The Sqlite team in stuck in the classic dilemma. They are stuck with their existing thing because it is so big, that you can't just stop the world for you existing users and redo it. Meanwhile some small innovator comes along and builds the next thing because why not, they don't have anything holding them back. This is classic Innovator's Dilemma and Creative Destruction. This has of course not happened yet and we have to wait and see if Turso can actually deliver, but the Turso team is extremely talented and their git repo history is on fire, so it is definitely a possible scenario.
You say that like SQLite is a for profit company competing for market share or one of several rival projects in a corporation trying to not be canceled.
It's an open sourced project! It's public domain!
If you make an open source project that is heavily used and widely lauded for a quarter century before being supplanted by a newer solution that's better, do you know what that is?
A success! You did it! You made a thing that was useful and loved!
Nothing lasts forever; there's nothing wrong with a project filling a niche and then gracefully fading away when that niche goes away.
Funny you should say so because I actually made an effort _not_ to use corporate business terms, because open source project definitely do compete with each other both for developer and user attention and for general prestige, which in turn may be leveraged to get access to funding and other development resources in various ways. And in an even funnier turn of events Sqlite development is actually funded by a for-profit company that sells Sqlite support contracts: https://www.sqlite.org/consortium.html
SQLite is a for profit company competing for market share. They're one of those companies that gives the product away for free, and sells professional support and custom development, as well as a few add-on modules. Pricing table here: https://sqlite.org/prosupport.html
You may think these are ludicrous prices, but think of it as market segmentation. It seems like they're only a few employees, so if they get, like, 300 companies in the entire world to sign up for email support, they earn a pretty respectable salary. Or if they get, like, four companies in the whole world to join their consortium, and nobody else buys anything. In fact, there are four consortium members on the homepage: https://sqlite.org/index.html and possibly others who chose not to be listed. So we have (it seems) two people getting paid $600k per year to work on this. This is a software SMB - they're not trying to hyperscale or squeeze every penny, just make a living selling a good product at a steady rate.
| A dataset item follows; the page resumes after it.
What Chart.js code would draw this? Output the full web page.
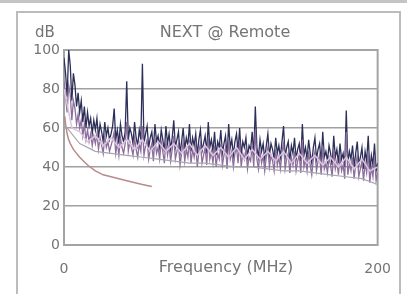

This model only works, of course, because SQLite is a genuinely good product that everyone loves and uses for free in every open-source project. It wouldn't work if a copy of SQLite cost even $10, because then we'd all be using MariaDB. It might not even work if it was proprietary but free.
I agree with your broad point, but it's worth pointing out that SQLite very much is a product that is being sold and that aspect of things is not open source.